Is a malignant narcissist more dangerous than sociopaths and psychopaths?
By Sonia Cee
I can only speak for my own experience. I was in a 1.5 year long relationship with a malignant narcissist. I knew something was “off” with him from the moment I met him. We met at a social event and I felt both a powerful connection/chemistry to him as well as this dreadful feeling, like my gut telling me to stay away. He was seductive and loved the chase. We added each other on Facebook and he pursued me for about 2 months before I agreed to date him.
All I have to say is this— I used to be agnostic/a soft atheist (like God probably doesn’t exist, there is probably no rhyme or reason, but I don’t care enough to think about it). After meeting my malignant narc, and one day seeing his beautiful blue eyes blacken over, seeing only blackness and emptiness in his eyes, in a way that is utterly inhuman, I started to slowly come to believe in something. I knew true evil existed, because I had seen it and experienced it. So according to Newton’s third law, for every action there is an equal and opposite reaction. Evil exists. I have seen it. It is real. That means goodness must exist too. I slowly came to believe in God and eventually converted to Christianity. I cannot say that my malignant narc was a demon or possessed, but he certainly possessed satanic traits/dark powers that all religions and cultures believed in since the beginning of time… seduction, deception within deception inside deception, everything is a lie, not least of all the lies you tell yourself, how they corrupt you with your PERMISSION, you gave them your free will to do so. How they disarm people and manipulate people by making them believe that evil doesn’t really exist. How convenient for evil. Make believe evil doesn’t exist… that means you will never recognize it when you find it. How no depraved act, no sadistic pleasure, is enough to satiate their evil appetite… how their evil is just this black hole. How the evil person is not satisfied just hurting you, they seek to make you like them. They want you to be like they are. He took me down into a very dark place, where I had to look at my own soul, and either give it away or try to save it.

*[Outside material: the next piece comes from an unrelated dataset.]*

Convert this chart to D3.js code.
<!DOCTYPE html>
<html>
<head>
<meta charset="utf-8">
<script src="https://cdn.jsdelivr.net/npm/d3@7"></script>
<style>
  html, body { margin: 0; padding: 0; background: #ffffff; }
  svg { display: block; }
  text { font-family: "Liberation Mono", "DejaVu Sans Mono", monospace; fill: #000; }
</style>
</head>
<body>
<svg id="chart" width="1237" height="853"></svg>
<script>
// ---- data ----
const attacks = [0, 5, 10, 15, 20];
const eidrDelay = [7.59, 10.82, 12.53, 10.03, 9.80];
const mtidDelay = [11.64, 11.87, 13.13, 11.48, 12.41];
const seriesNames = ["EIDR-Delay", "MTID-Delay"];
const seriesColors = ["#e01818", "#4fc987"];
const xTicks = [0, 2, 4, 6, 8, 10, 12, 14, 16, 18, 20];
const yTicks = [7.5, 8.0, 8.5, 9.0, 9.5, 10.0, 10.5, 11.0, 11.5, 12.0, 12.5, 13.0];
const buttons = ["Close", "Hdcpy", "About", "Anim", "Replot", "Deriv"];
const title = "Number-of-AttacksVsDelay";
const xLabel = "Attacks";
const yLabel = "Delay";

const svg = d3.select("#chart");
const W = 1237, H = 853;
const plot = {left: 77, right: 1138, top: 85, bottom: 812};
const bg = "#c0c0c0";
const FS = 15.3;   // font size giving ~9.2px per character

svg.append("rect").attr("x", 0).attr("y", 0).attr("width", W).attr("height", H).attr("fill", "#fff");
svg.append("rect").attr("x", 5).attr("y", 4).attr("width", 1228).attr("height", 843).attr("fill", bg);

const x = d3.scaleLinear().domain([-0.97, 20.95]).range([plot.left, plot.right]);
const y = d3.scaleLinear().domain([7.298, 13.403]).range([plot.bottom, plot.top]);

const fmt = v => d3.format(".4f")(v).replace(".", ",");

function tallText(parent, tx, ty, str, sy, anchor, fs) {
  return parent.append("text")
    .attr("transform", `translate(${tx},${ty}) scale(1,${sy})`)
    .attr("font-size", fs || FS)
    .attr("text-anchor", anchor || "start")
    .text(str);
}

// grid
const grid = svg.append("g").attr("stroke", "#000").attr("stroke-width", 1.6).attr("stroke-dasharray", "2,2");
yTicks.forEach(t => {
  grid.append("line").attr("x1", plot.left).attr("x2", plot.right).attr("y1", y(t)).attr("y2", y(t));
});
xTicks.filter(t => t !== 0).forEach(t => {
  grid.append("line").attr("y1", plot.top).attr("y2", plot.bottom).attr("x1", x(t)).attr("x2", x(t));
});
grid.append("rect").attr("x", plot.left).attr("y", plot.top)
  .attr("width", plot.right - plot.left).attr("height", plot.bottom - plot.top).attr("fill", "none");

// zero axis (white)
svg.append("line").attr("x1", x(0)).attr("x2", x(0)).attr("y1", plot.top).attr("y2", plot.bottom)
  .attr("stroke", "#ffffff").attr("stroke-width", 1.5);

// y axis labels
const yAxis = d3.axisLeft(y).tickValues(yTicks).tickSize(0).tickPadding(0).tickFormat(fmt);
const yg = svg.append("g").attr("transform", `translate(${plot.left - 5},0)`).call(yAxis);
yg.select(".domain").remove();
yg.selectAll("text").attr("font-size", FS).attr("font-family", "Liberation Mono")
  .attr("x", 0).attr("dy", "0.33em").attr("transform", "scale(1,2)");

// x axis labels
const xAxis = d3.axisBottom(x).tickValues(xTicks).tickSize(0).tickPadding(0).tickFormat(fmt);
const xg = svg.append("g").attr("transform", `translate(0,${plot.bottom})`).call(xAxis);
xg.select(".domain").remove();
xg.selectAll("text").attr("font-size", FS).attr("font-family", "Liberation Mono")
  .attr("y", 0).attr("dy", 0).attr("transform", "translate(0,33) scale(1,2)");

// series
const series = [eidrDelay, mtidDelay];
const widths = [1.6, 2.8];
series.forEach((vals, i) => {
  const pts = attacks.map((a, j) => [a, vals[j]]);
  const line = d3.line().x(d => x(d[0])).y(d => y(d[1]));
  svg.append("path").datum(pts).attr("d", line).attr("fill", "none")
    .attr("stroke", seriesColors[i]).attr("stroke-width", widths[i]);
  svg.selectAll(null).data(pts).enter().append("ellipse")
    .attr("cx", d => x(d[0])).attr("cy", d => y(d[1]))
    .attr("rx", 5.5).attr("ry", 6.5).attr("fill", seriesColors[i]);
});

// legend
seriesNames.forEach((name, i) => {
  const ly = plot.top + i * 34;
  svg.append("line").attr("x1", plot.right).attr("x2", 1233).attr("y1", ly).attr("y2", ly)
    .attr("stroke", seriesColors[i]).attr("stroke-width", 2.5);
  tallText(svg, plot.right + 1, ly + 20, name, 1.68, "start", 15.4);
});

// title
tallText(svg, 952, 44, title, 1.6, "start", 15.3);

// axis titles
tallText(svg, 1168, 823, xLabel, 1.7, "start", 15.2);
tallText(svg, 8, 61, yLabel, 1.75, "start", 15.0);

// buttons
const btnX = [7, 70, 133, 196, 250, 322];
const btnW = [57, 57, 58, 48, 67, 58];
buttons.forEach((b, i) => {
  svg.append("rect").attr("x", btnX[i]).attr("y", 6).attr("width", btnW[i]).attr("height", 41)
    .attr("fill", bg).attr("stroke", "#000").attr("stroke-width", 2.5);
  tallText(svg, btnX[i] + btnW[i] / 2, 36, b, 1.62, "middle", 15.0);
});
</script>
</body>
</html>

Just so you know how evil this man was… when I met him I was an innocent girl who only ever had 1 boyfriend before I met him. He pursued me relentlessly for 2 months. There was an idyllic honeymoon phase. During one of the lowest devaluation periods, he tried to groom me into prostitution because he got a sick pleasure from the idea of it. (Which of course I refused) He was a sexual sadist and he slowly started to make his sexual sadism spill over into other aspects of our relationship. During these rock bottom devaluation periods, he thought he was decimating me into the ground forever, but instead his cockiness made me feel anchored to sanity… I thought, this man is truly evil, I am not insane, it’s not me, it’s him. That’s when I broke free from his spell and escaped him.

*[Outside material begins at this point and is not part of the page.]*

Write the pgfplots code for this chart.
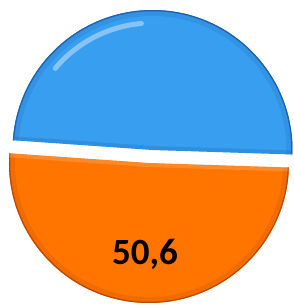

Also— I call him a malignant narcissist and not a sociopath or psychopath because he also had all the traits of the most high functioning narc you can imagine. Sociable, intelligent, funny, charming with a polished false self. He made friends easily and your grandma, dog and 7 year old would all love him if they met him. He also had machiavellian qualities and would make friendships based on increasing his social status. He exploited a former ex girlfriend’s connections to build a company, exploited a former lover to build a current company, exploited everyone in his path. And he did all of this while making himself look like the good guy.

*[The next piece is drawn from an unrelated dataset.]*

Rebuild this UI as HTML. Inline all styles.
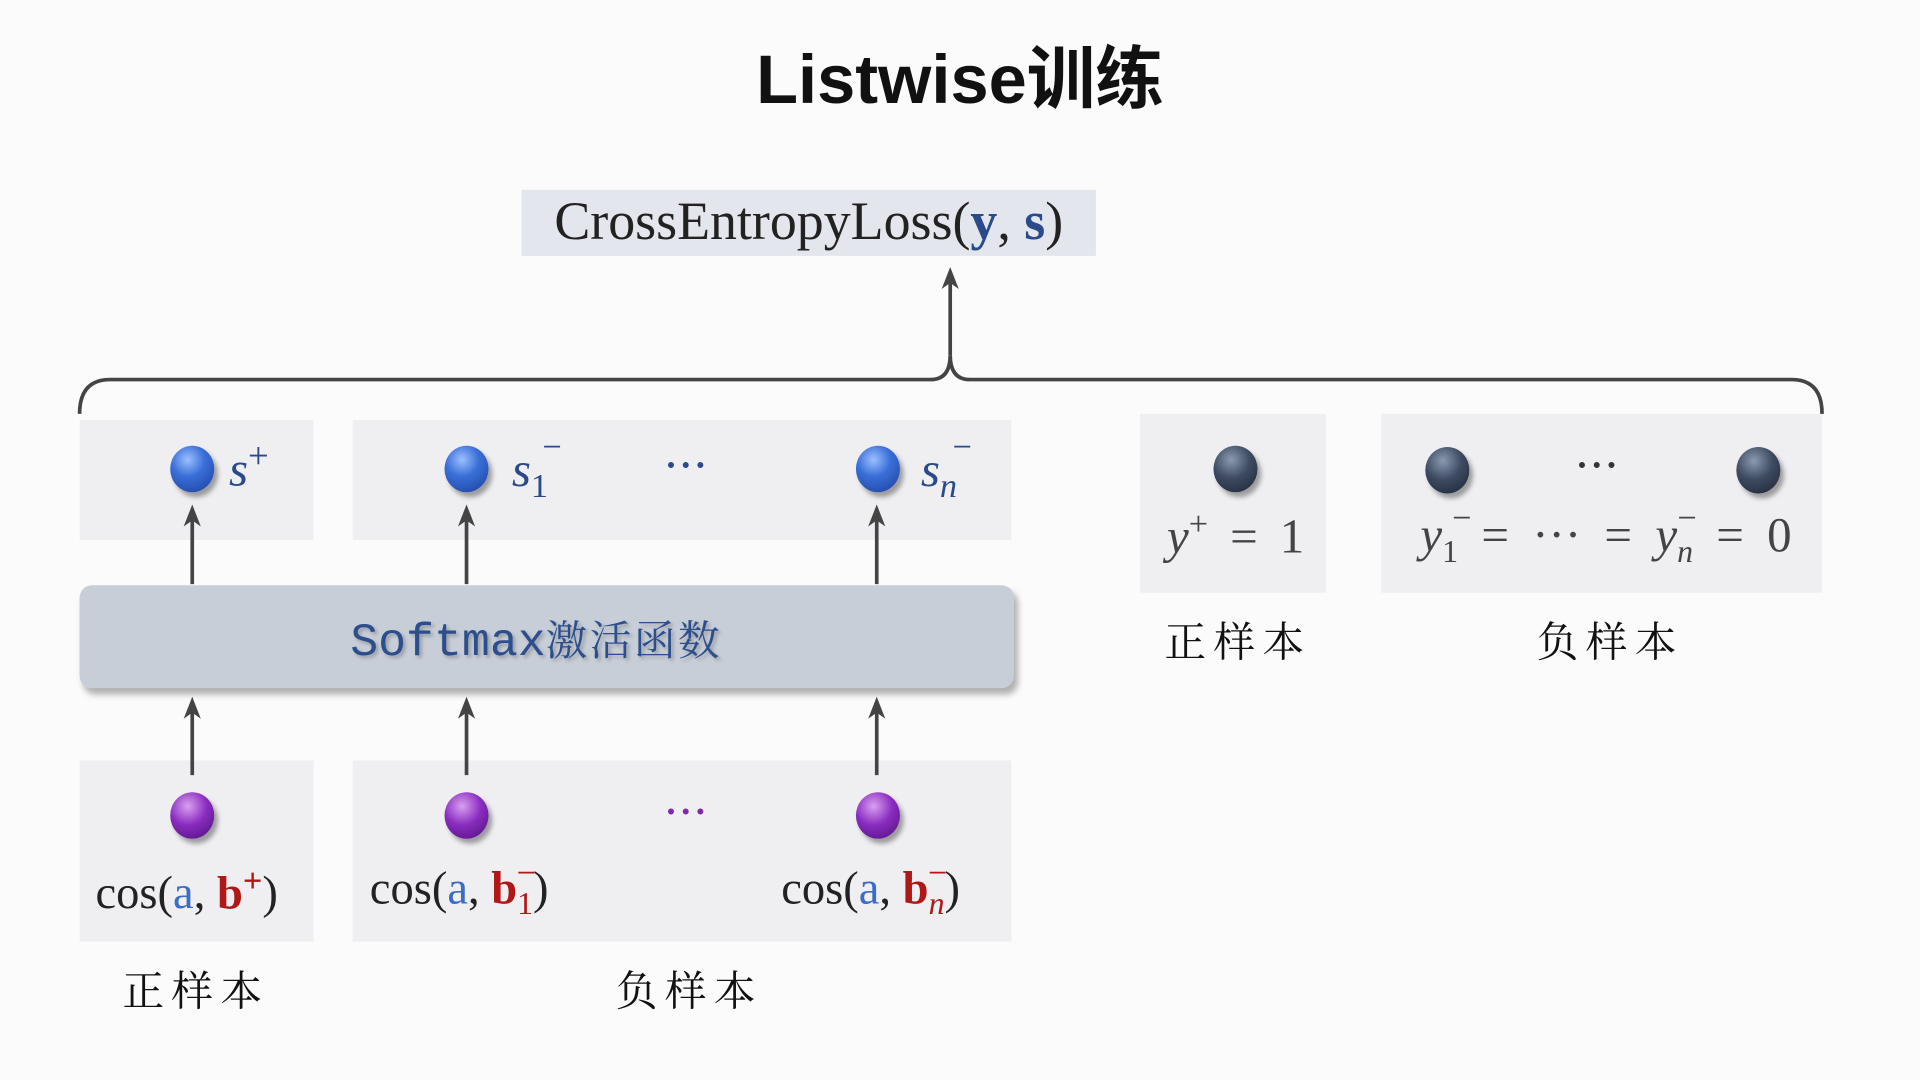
<!DOCTYPE html>
<html><head><meta charset="utf-8"><style>
html,body{margin:0;padding:0;background:#fcfbfc;overflow:hidden}
#w{position:absolute;left:0;top:0;width:1568px;height:882px;transform:scale(1.22449,1.22449);transform-origin:0 0;background:#fcfbfc}
.a{position:absolute}
.box{position:absolute;background:#efeef1}
.serif{font-family:"Liberation Serif","DejaVu Serif",serif}
.cjk{font-family:"Liberation Serif","Noto Serif CJK SC",serif;font-size:34px;color:#111;letter-spacing:6px}
.ball{position:absolute;width:36px;height:38px;border-radius:50%;box-shadow:3px 4px 4px rgba(0,0,0,.35)}
.blue{background:radial-gradient(circle at 40% 30%,#9cc0ff 0,#3a6fd8 40%,#1a3e9a 100%)}
.pur{background:radial-gradient(circle at 40% 30%,#d9a0f0 0,#8a2cc0 45%,#4c0f78 100%)}
.dk{background:radial-gradient(circle at 40% 30%,#8a9ab0 0,#3d4a60 45%,#1c2434 100%)}
.m{font-family:"Liberation Serif","DejaVu Serif",serif;font-style:italic;color:#2a4a8a;font-size:40px}
.k{font-family:"Liberation Serif",serif;color:#222;font-size:38px}
.mn{position:absolute;font-family:"Liberation Serif",serif;font-size:28px}
</style></head><body><div id="w">
<div class="a" style="left:0;width:1568px;top:20px;text-align:center;font:bold 56px 'Liberation Sans','Noto Sans CJK SC',sans-serif;color:#111;">Listwise训练</div>
<div class="box" style="left:426px;top:155px;width:469px;height:54px;background:#e3e6ec"></div>
<div class="a serif" style="left:426px;top:155px;width:469px;text-align:center;font-size:44px;color:#222">CrossEntropyLoss(<b style="color:#2a4a8a">y</b>, <b style="color:#2a4a8a">s</b>)</div>
<div class="box" style="left:65px;top:343px;width:191px;height:98px"></div>
<div class="box" style="left:288px;top:343px;width:538px;height:98px"></div>
<div class="box" style="left:65px;top:621px;width:191px;height:148px"></div>
<div class="box" style="left:288px;top:621px;width:538px;height:148px"></div>
<div class="box" style="left:931px;top:338px;width:152px;height:146px"></div>
<div class="box" style="left:1128px;top:338px;width:360px;height:146px"></div>
<svg class="a" style="left:0;top:0" width="1568" height="882">
<g fill="none" stroke="#444" stroke-width="3">
<path d="M65 338 Q65 310 90 310 L760 310 Q776 310 776 290 Q776 310 792 310 L1463 310 Q1488 310 1488 338"/>
<line x1="776" y1="290" x2="776" y2="224"/>
<line x1="157" y1="477" x2="157" y2="418"/><line x1="381" y1="477" x2="381" y2="418"/><line x1="716" y1="477" x2="716" y2="418"/>
<line x1="157" y1="633" x2="157" y2="575"/><line x1="381" y1="633" x2="381" y2="575"/><line x1="716" y1="633" x2="716" y2="575"/>
</g>
<g fill="#444">
<path d="M776 218 l-7 18 l7 -5 l7 5z"/>
<path d="M157 412 l-7 18 l7-5 l7 5z"/><path d="M381 412 l-7 18 l7-5 l7 5z"/><path d="M716 412 l-7 18 l7-5 l7 5z"/>
<path d="M157 569 l-7 18 l7-5 l7 5z"/><path d="M381 569 l-7 18 l7-5 l7 5z"/><path d="M716 569 l-7 18 l7-5 l7 5z"/>
</g></svg>
<div class="a" style="left:65px;top:478px;width:763px;height:84px;border-radius:10px;background:#c8ced8;box-shadow:3px 5px 5px rgba(0,0,0,.3)"></div>
<div class="a" style="left:286px;top:496px;white-space:nowrap;font:38px 'Liberation Mono','Noto Sans CJK SC',monospace;color:#2d4e8c;text-shadow:2px 2px 3px rgba(0,0,0,.25)">Softmax<span style="font-family:'Noto Serif CJK SC',serif;font-size:34px;letter-spacing:2px">激活函数</span></div>
<div class="ball blue" style="left:139px;top:364px"></div>
<div class="ball blue" style="left:363px;top:364px"></div>
<div class="ball blue" style="left:699px;top:364px"></div>
<div class="ball pur" style="left:139px;top:647px"></div>
<div class="ball pur" style="left:363px;top:647px"></div>
<div class="ball pur" style="left:699px;top:647px"></div>
<div class="ball dk" style="left:991px;top:364px"></div>
<div class="ball dk" style="left:1164px;top:365px"></div>
<div class="ball dk" style="left:1418px;top:365px"></div>
<div class="a m" style="left:187px;top:356px">s<sup style="font-style:normal;font-size:30px">+</sup></div>
<div class="a m" style="left:418px;top:360px">s<sub style="font-style:normal;font-size:28px">1</sub></div><div class="mn" style="left:443px;top:350px;color:#2a4a8a">−</div>
<div class="a m" style="left:752px;top:360px">s<sub style="font-size:28px">n</sub></div><div class="mn" style="left:778px;top:350px;color:#2a4a8a">−</div>
<div class="a" style="left:543px;top:364px;font:bold 30px 'Liberation Serif',serif;color:#2a4a8a;letter-spacing:2px">···</div>
<div class="a" style="left:543px;top:647px;font:bold 30px 'Liberation Serif',serif;color:#7a2aaa;letter-spacing:2px">···</div>
<div class="a" style="left:1287px;top:364px;font:bold 30px 'Liberation Serif',serif;color:#333;letter-spacing:2px">···</div>
<div class="a k" style="left:78px;top:704px">cos(<span style="color:#3a6cc8">a</span>, <b style="color:#b01818">b<sup style="font-size:28px">+</sup></b>)</div>
<div class="a k" style="left:302px;top:704px">cos(<span style="color:#3a6cc8">a</span>, <b style="color:#b01818">b<sub style="font-size:26px;font-weight:normal">1</sub></b>)</div><div class="mn" style="left:422px;top:698px;color:#b01818">−</div>
<div class="a k" style="left:638px;top:704px">cos(<span style="color:#3a6cc8">a</span>, <b style="color:#b01818">b<sub style="font-size:26px;font-style:italic;font-weight:normal">n</sub></b>)</div><div class="mn" style="left:758px;top:698px;color:#b01818">−</div>
<div class="a k" style="left:953px;top:413px;color:#444;font-size:40px;word-spacing:8px"><i>y</i><sup style="font-size:28px">+</sup> = 1</div>
<div class="a k" style="left:1160px;top:413px;color:#444;font-size:40px;word-spacing:9px"><i>y</i><sub style="font-size:26px">1</sub> = ··· = <i>y<sub style="font-size:26px">n</sub></i> = 0</div>
<div class="mn" style="left:1186px;top:408px;color:#444">−</div>
<div class="mn" style="left:1370px;top:408px;color:#444">−</div>
<div class="a cjk" style="left:100px;top:782px">正样本</div>
<div class="a cjk" style="left:503px;top:782px">负样本</div>
<div class="a cjk" style="left:951px;top:497px">正样本</div>
<div class="a cjk" style="left:1255px;top:497px">负样本</div>
</div></body></html>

I do not think sociopaths and psychopaths have the capacity to play with people’s minds the way malignant narcs can. How they can make people feel powerless and insane, how they can use a person’s free will against them to make that person destroy and corrupt themselves. There are also incomplete or no studies, research etc done on malignant narcs simply because they will never land in a shrink’s chair, in prison or let themselves be examined. The only stories you can hear about them come directly from survivors.